Bhanuprakash

Arts Education
2024-2025

Project Period: One year three months

This Foundation Project implemented by IFA will engage eighth-grade students of the Government Higher School, Kadagattur in Madhugiri taluk, Tumakuru district. This 15-month project, Sunna Sonne Vaddi Baddi—a theatre experiment in language arts, addresses the linguistic challenges of the students through three key areas: voice modulations, reading and writing. Bhanuprakash is the Project Coordinator for this foundation project. 

Having 15 years of teaching experience, Bhanuprakash a photographer and a drama teacher graduated from Ninasam. He is also a master resource person at various trainings organised by the Department of State Educational Research and Training (DSERT) in engaging teachers for drama in education. His training at the National School of Drama, Bangalore has opened new ways for him to engage in the field of Theatre-in-Education. Through Makkalavavani's YouTube channel from DSERT, he contributed to shaping state-level online classes for students of rural Karnataka during the pandemic time. After school hours he has directed two plays, Shri Rama Rajyabhisheka and Maanadhana Suyyodhana for Madhugiri Arts Institute. As a photographer, Bhanuprakash has engaged in documentation work for Doordarshan Kalaburagi and ETV Kannada TV channels. Given his experience, he is best placed to be the Project Coordinator of this Foundation Project of IFA. 

Language plays a role in facilitating theatre, and theatre in turn can serve as an educational tool for furthering the understanding of many different linguistic challenges in a classroom. Around the school in Kadagattur, a town that shares the border between Karnataka and Andhra Pradesh, one can see that most of the families are more comfortable speaking Telugu than Kannada. Even if we try to communicate in Kannada, they frame their responses in Telugu. So, their colloquial accents sometimes create misrepresentation of words, like Sonne (zero in Kannada), is shared as Sunna (lime in Kannada), and Baddi (interest in Kannada) as Vaddi (nomadic in Kannada). Therefore, the project aims to find a solution for the dialectal problems that teachers encounter in classrooms. This project is the culmination of two passions for Bhanuprakash: theatre and language.

During the first phase of the project, Bhanuprakash will work on constructing plays and writing skits that include colloquialisms, idiomatic phrases and slang words. Students will be supplied with a copy of the selected text in Kannada and Telugu, to be studied in the classroom before the performance of the play. Performances will be undertaken by the resource persons from the pool of native-speaking actors, singers and language experts. These performances will serve as a learning resource for students who are experiencing language problems; and will encourage curiosity and the natural learning abilities of students.

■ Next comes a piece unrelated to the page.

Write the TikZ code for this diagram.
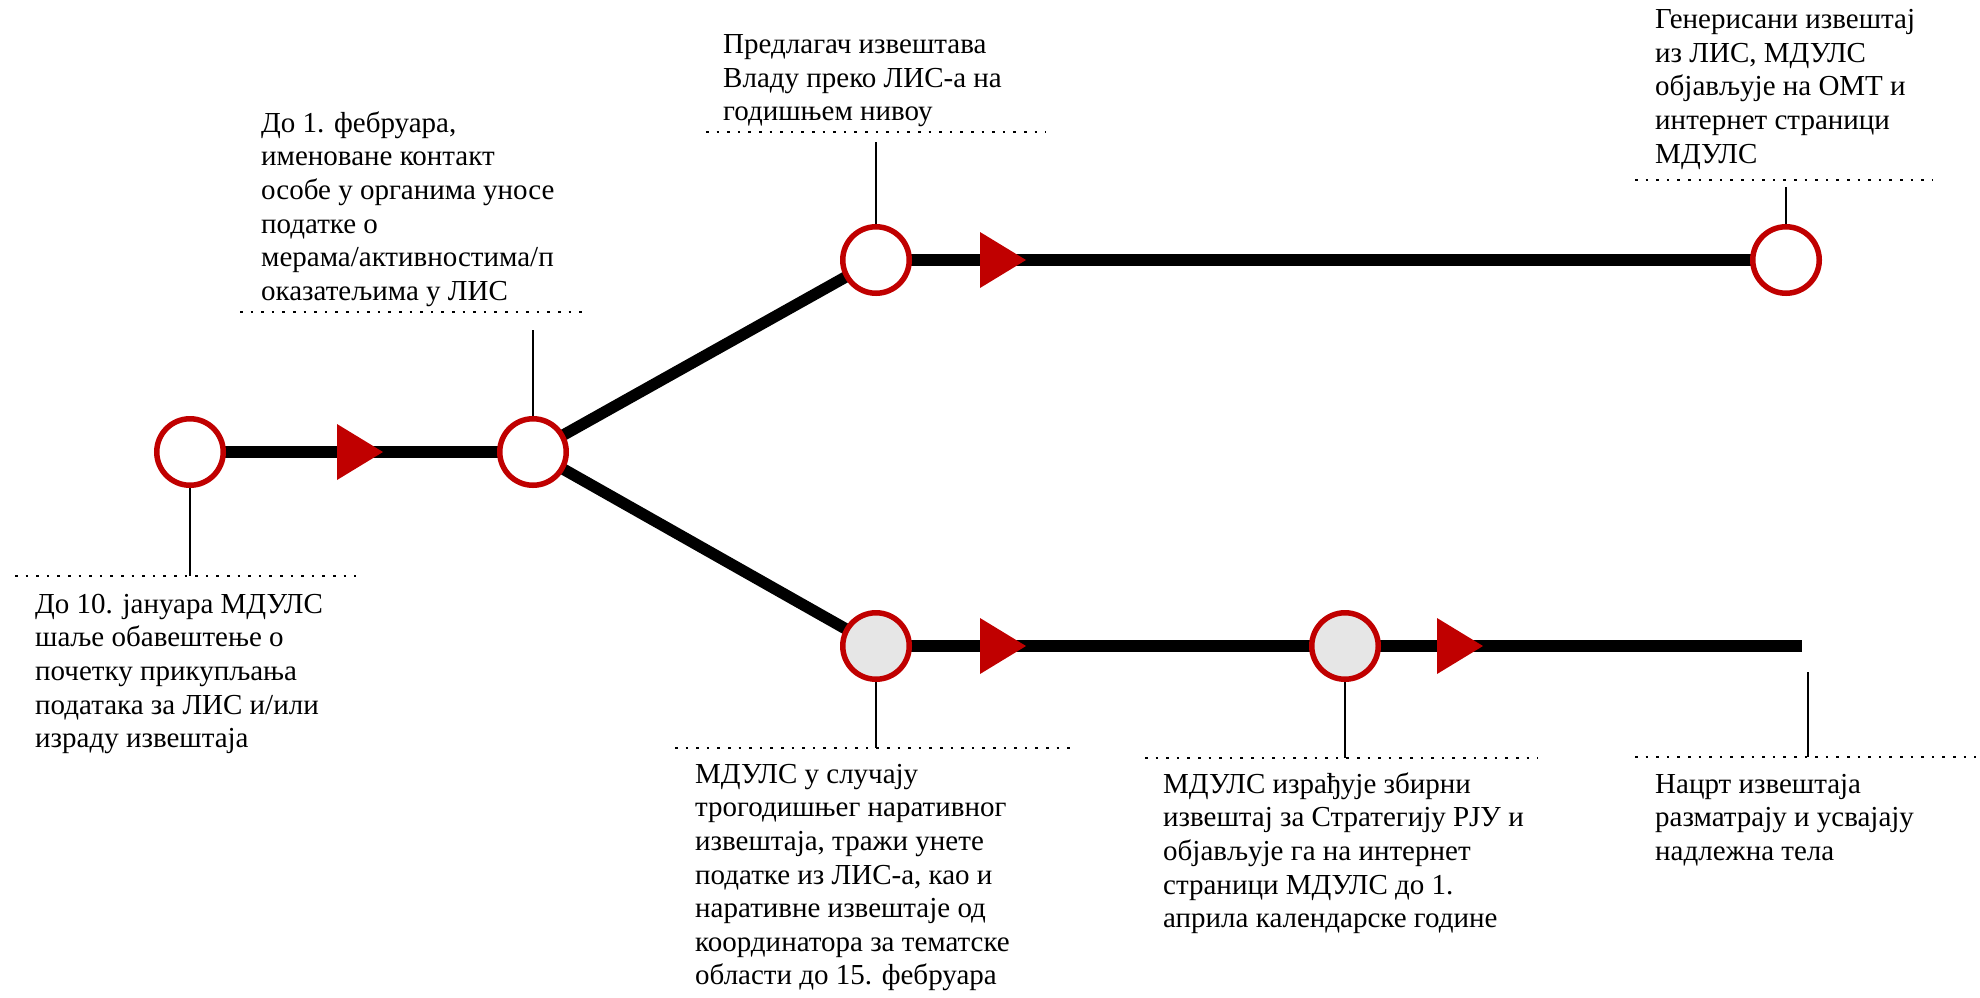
\documentclass[tikz,border=0pt]{standalone}
\usepackage{fontspec}
\setmainfont{Liberation Serif}
\pgfdeclarelayer{bg}
\pgfsetlayers{bg,main}
\definecolor{dred}{RGB}{192,0,0}
\definecolor{cgray}{RGB}{230,230,230}
\begin{document}
\begin{tikzpicture}[x=1pt,y=-1pt,
  stop/.style={circle, draw=dred, line width=5.5pt, fill=white, minimum size=66.5pt, inner sep=0pt},
  graystop/.style={stop, fill=cgray},
  track/.style={line width=11.5pt, black},
  tri/.style={fill=dred},
  dotline/.style={line width=2.6pt, dash pattern=on 2.6pt off 8pt},
  lead/.style={line width=1.4pt},
  lbl/.style={anchor=north west, inner sep=0pt, align=left, font=\fontsize{29}{33.6}\selectfont}
]
\useasboundingbox (0,0) rectangle (1980,997);

% stops
\node[stop] (c1) at (190,452) {};
\node[stop] (c2) at (533,452) {};
\node[stop] (c3) at (876,260) {};
\node[stop] (c4) at (1786,260) {};
\node[graystop] (c5) at (876,646) {};
\node[graystop] (c6) at (1345,646) {};
\coordinate (e) at (1802,646);

% tracks
\begin{pgfonlayer}{bg}
\draw[track] (c1.center) -- (c2.center);
\draw[track] (c2.center) -- (c3.center);
\draw[track] (c2.center) -- (c5.center);
\draw[track] (c3.center) -- (c4.center);
\draw[track] (c5.center) -- (c6.center);
\draw[track] (c6.center) -- (e);
\end{pgfonlayer}

% arrowheads
\fill[tri] (337,424) -- (383,452) -- (337,480) -- cycle;
\fill[tri] (980,232) -- (1026,260) -- (980,288) -- cycle;
\fill[tri] (980,618) -- (1026,646) -- (980,674) -- cycle;
\fill[tri] (1437,618) -- (1483,646) -- (1437,674) -- cycle;

% dotted rules
\draw[dotline] (15,576) -- (356,576);
\draw[dotline] (240,312) -- (583,312);
\draw[dotline] (706,132) -- (1046,132);
\draw[dotline] (1635,180) -- (1932,180);
\draw[dotline] (675,748) -- (1071,748);
\draw[dotline] (1145,758) -- (1538,758);
\draw[dotline] (1635,757) -- (1976,757);

% leader ends
\coordinate (k1) at (190,576);
\coordinate (k2) at (533,330);
\coordinate (k3) at (876,142);
\coordinate (k4) at (1786,187);
\coordinate (k5) at (876,748);
\coordinate (k6) at (1345,758);
\coordinate (k7t) at (1808,672);
\coordinate (k7) at (1808,757);

\draw[lead] (c1.south) -- (k1);
\draw[lead] (c2.north) -- (k2);
\draw[lead] (c3.north) -- (k3);
\draw[lead] (c4.north) -- (k4);
\draw[lead] (c5.south) -- (k5);
\draw[lead] (c6.south) -- (k6);
\draw[lead] (k7t) -- (k7);

% labels (top = first baseline - 23.5)
\node[lbl] (t1) at (35,589.5) {\strut До 10. јануара МДУЛС\\шаље обавештење о\\почетку прикупљања\\података за ЛИС и/или\\израду извештаја};
\node[lbl] (t2) at (261,108.5) {\strut До 1. фебруара,\\именоване контакт\\особе у органима уносе\\податке о\\мерама/активностима/п\\оказатељима у ЛИС};
\node[lbl] (t3) at (723,30) {\strut Предлагач извештава\\Владу преко ЛИС-а на\\годишњем нивоу};
\node[lbl] (t4) at (1655,5) {\strut Генерисани извештај\\из ЛИС, МДУЛС\\објављује на ОМТ и\\интернет страници\\МДУЛС};
\node[lbl] (t5) at (695,759.5) {\strut МДУЛС у случају\\трогодишњег наративног\\извештаја, тражи унете\\податке из ЛИС-а, као и\\наративне извештаје од\\координатора за тематске\\области до 15. фебруара};
\node[lbl] (t6) at (1163,769.5) {\strut МДУЛС израђује збирни\\извештај за Стратегију РЈУ и\\објављује га на интернет\\страници МДУЛС до 1.\\априла календарске године};
\node[lbl] (t7) at (1655,769.5) {\strut Нацрт извештаја\\разматрају и усвајају\\надлежна тела};
\end{tikzpicture}
\end{document}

In the second phase of the project, Bhanuprakash will undertake readings of plays Panjara Shale, Kindari Jogi, Nanna Gopala, Ajji Kathe etc. with appropriate voice modulations.  Later the student will be asked to recreate this. In this process, the reading of known Telugu scripts will also take place. These processes allow children to experience the richness of both languages. Bhanuprakash believes this project provides an opportunity for students to enhance their creativity and embark on a journey of personal growth through collaborative engagement in a shared way. This collective effort will result in significant improvements in communication abilities among them. This project offers a natural and practical option to the educational development of students through the use of theatre techniques.

Being a drama teacher, Bhanuprakash aims to incorporate traditional theatre warm-up techniques, preparing students both vocally and physically before engaging in spoken activities. These exercises will foster group cohesion and forge bonds of solidarity and friendship among them.

The outcome of the project will be a series of performances in the school. Bhanuprakash is the Project Coordinator for this project. The Project Coordinator’s deliverables to IFA with the final report will be photographs and the video documentation of the entire project.

This project suitably addresses the framework of IFA’s Arts Education programme in the manner in which it attempts to connect students and schools to the cultural knowledge of the local communities they live in. 

IFA will ensure that the implementation of this project happens promptly and funds expended are accounted for. IFA will also review the progress of the project at midterm and document it through an Implementation Memorandum. After the project is finished and all deliverables are submitted, IFA will put together a Final Evaluation to share with Trustees.